I didn't have time to think, I launched myself at her with all my strength knowing that I only had one chance to catch her. If I missed, if she slipped away from me again, the boy was as good as dead, and that needless tragedy would haunt us both forever.
I dove into Bella with blinding speed, driving her into the ground, using all my weight and strength to keep her contained on the ground as she fought wildly against me to satisfy the burning, forbidden craving.
The thunderous crack of our bodies colliding played over and over again in my head as I watched and rewatched myself using crushing force on the love of my existence, driving elbows and knees, feet and fists into the back of her body.
A living nightmare straight out of my own personal hell: hurting Bella in order to save her from doing something she'd regret for eternity.
She'd tossed her head from side to side, enraged, spitting and snarling as I tried to force the monster back into its cage. The sight of her so unhinged, murderous, so devoid of the woman I knew and loved had rocked me to my very core.
I'd done this to her. I'd injected the monster into her veins with my own teeth and venom just so that I'd never have to lose her. And here she was, yet again, paying the price for my selfishness. For my soullessness.
If she'd killed that boy, if she ever killed anybody, that blood was on my hands, not hers. Not that she'd ever see it that way.
I'd sworn to Bella over and over again that I'd do everything I could to keep her out of temptation's way. And on her very first trial, I failed her…I failed her, I hurt her, and then my brothers had had to peel her out of the mud like roadkill I'd flattened with Emmett's Jeep.
And with Jasper escorting her home, I didn't even have to guess at how she was feeling. Horrified. Anxious. Scared. Extreme guilt. All the things I was already feeling amplified by a thousand because she was a newborn and because moments ago she was the one who had nearly murdered a child in cold blood.
I felt my father place a comforting hand on my shoulder. It was comfort I didn't deserve.
Son, I know you must be feeling responsible, but we have to move before we draw attention to ourselves. It was a close one, too close. But you did what was necessary to stop her. That's the important thing.
I just shook my head, disgusted with myself. Carlisle sighed.

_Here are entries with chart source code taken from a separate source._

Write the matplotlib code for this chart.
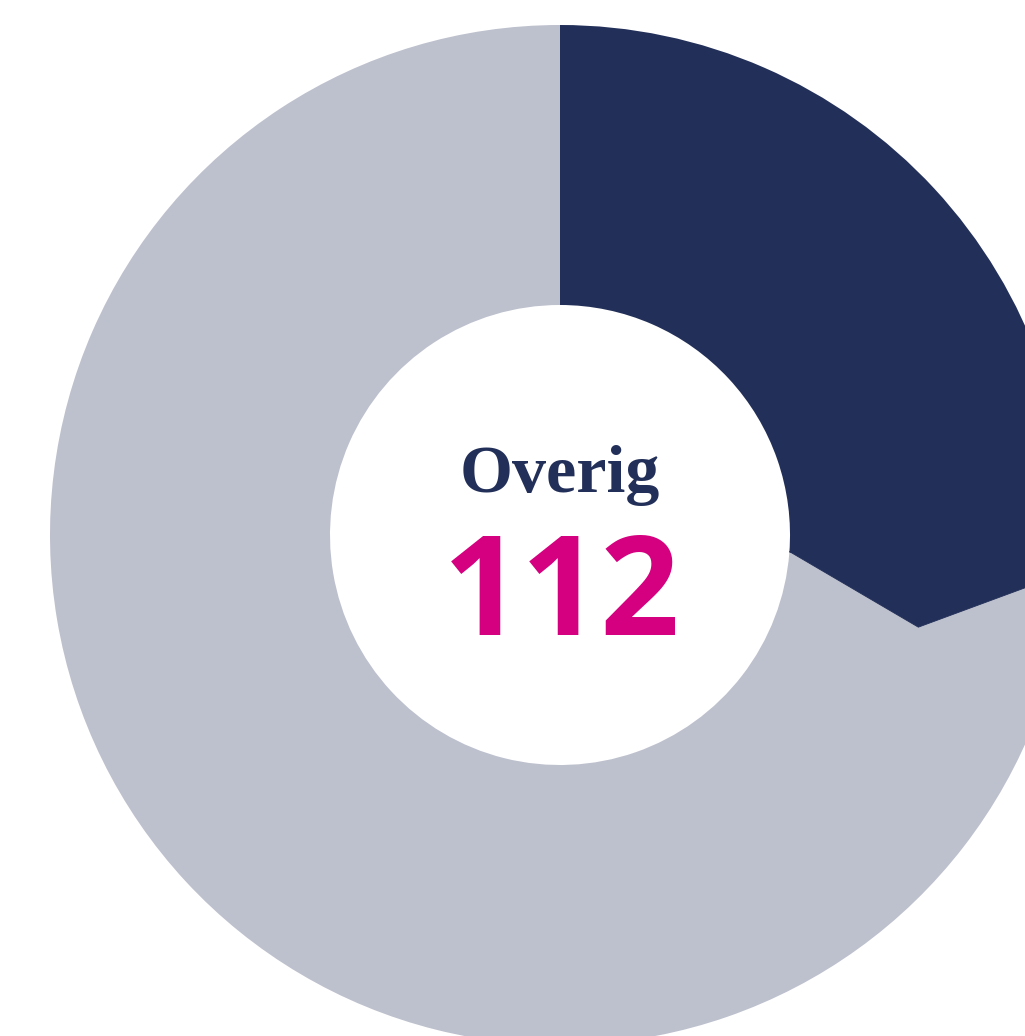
import numpy as np
import matplotlib
matplotlib.use('Agg')
import matplotlib.pyplot as plt
from matplotlib.patches import Polygon

labels = ['Overig', 'Rest']
values = [112, 315]
colors = ['#222f58', '#bdc0cd']
center_label = 'Overig'
center_value = '112'

fig = plt.figure(figsize=(10.25, 10.36), dpi=100)
ax = fig.add_axes([0, 0, 1, 1])

ring = 0.549
wedges, _ = ax.pie(values, colors=colors, startangle=90, counterclock=False,
                   radius=1, wedgeprops=dict(width=ring, linewidth=0))

# arrow-shaped end on the highlighted slice
w = wedges[0]
end = np.deg2rad(w.theta1 + 0.3)
tip = np.deg2rad(w.theta1 - 10)
r_in, r_out = 1 - ring, 1
r_mid = (r_in + r_out) / 2
tri = [(r_in * np.cos(end), r_in * np.sin(end)),
       (r_mid * np.cos(tip), r_mid * np.sin(tip)),
       (r_out * np.cos(end), r_out * np.sin(end))]
ax.add_patch(Polygon(tri, closed=True, facecolor=colors[0], edgecolor=colors[0],
                     linewidth=0.6, zorder=3))

ax.text(0.0, 0.084, center_label, ha='center', va='baseline', fontsize=49,
        fontweight='bold', family='Liberation Serif', color='#222f58')
ax.text(0.004, -0.196, center_value, ha='center', va='baseline', fontsize=100,
        fontweight='bold', family='Open Sans', color='#d4007f')

ax.set_xlim(-560 / 510, 465 / 510)
ax.set_ylim(-501 / 510, 535 / 510)
ax.set_aspect('auto')
ax.axis('off')

fig.savefig('out.png', dpi=100)
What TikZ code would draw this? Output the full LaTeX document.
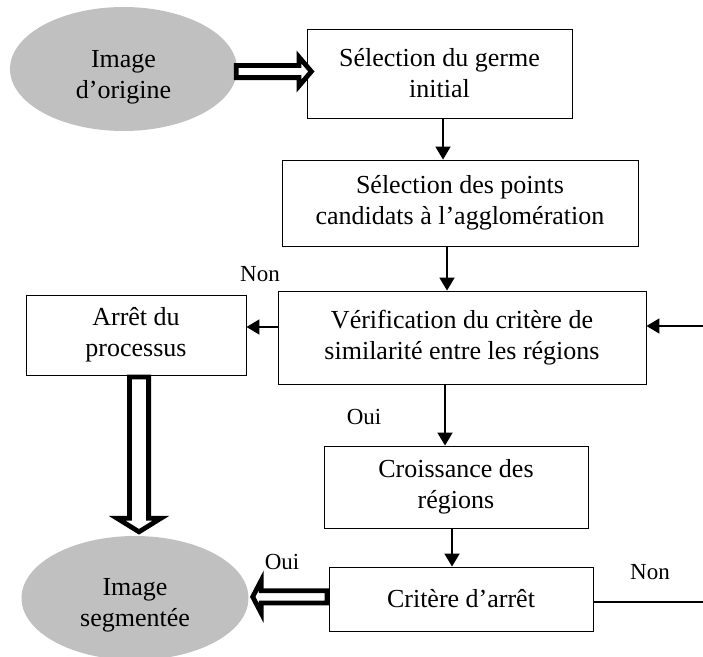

Bella learned an important lesson today, how we are all just moments away from losing control if we aren't exceedingly careful. Carlisle graciously included himself in this assertion even though his perfect control was incorruptible.
She also learned how her husband can't be trusted to follow through with the single most critical objective, I thought acidly.
I lurched to my feet with a new determination. I couldn't change what happened, but brooding in a crumpled heap in the snow while Bella was in distress wouldn't solve anything.
I quickly distorted the Bella-shaped hole in the ground, thus destroying the evidence of what had happened here. And after issuing a quick apology to Carlisle for leaving him behind, I then sprinted for the trees. If I hurried, I could still beat them back to the house.
I had a hot bath to run, a groveling apology to rehearse, and a devastated wife to somehow console.
*A/N* Got this one up quick because just like the rest of you, I was dying to know how Bella would do with her first exposure to humans. Actually, I was more interested to see how Edward would do with it. About as well as I would've expected, I'd say. LOL. Oh, Edward.